2. Is there a professional league, are there amateur associations, or both?

Sadly, there are no professional leagues, but there are club associations, all of them amateur. They’re supported by local associations and some NHL teams (like the Blackhawks). The top team in Chicagoland is the Rehab Institute of Chicago Blackhawks, who are supported by Chicago Blackhawks Charities. However, the team that’s become famous thanks to working with the Hawks is USA Warriors, a hockey program for veterans.

3. How do you raise awareness of the sport and is it hard to do?

Local organizations usually do the most awareness-raising, usually through rehab organizations and the NHL. Alex provided the New York Rangers as an example, here. Some sled hockey players will compete in “Shoot the Puck” contests at NHL games to help raise the needed awareness. But there is a problem in raising awareness. The pool of athletes are quite small, in addition to the fact that the equipment has to be customized for the user in order to fit their frame. Because of this, there is no retail opportunity.
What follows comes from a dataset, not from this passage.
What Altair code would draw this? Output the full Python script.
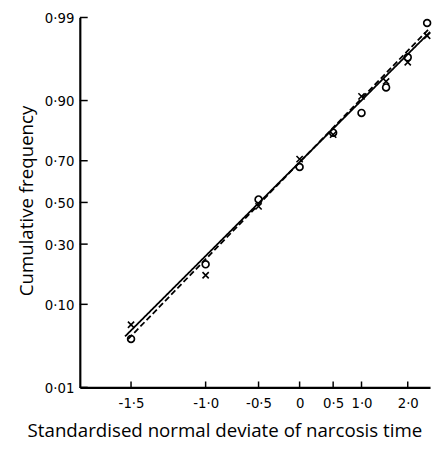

4. Are there programs for kids?

There are plenty of programs in MANY communities, a great resource is available at the USA Hockey website, here.

5. How does a team qualify for the Paralympics?

Countries qualify for the Paralympics by participation and success in International Paralympic Committee (IPC)-sanctioned events. Included among these are the various world championships and other tournaments. More information is available on the Paralympic website, here.

6. What is competition like?

Basically, it’s Murderball on ice. From my [watching] experience, Paralympic-level hockey is out of this world. It’s a sport PLAYED BY disabled athletes, not FOR disabled athletes. The checks/hits are real and can be even more painful than a hit from say, the biggest NHL players, especially when one considers being hit by A) a body, B) by a large metal sled and C) shoved into the bottom portion of the board.

The shots are not as hard due to a lack of leverage, but being a goalie is still rather difficult due to lack of mobility and net coverage. The best stickhandlers and playmakers approach the game entirely unto itself, realizing that while it looks a lot like able-bodied hockey, it has enough unique aspects to make it a completely different game on its own.

The ability to protect the puck and stick handle under a player’s sled, as well as the need to develop some puck movement and shooting with both hands, is a key for the best players. Additionally, playmakers can realize that because players cannot move backwards and can’t stop momentum easily, playing the puck “in space” where a teammate can collect the pass for a quick shot is key.

7. Is there a fanbase for this sport?

To be honest, most of the fanbase are friends and family. The profile of the sport was certainly raised during the Paralympics, and this has been enhanced by NBC’s coverage of the sport. All of Team USA’s games were broadcast, either live or on tape-delay on NBC or NBCSN.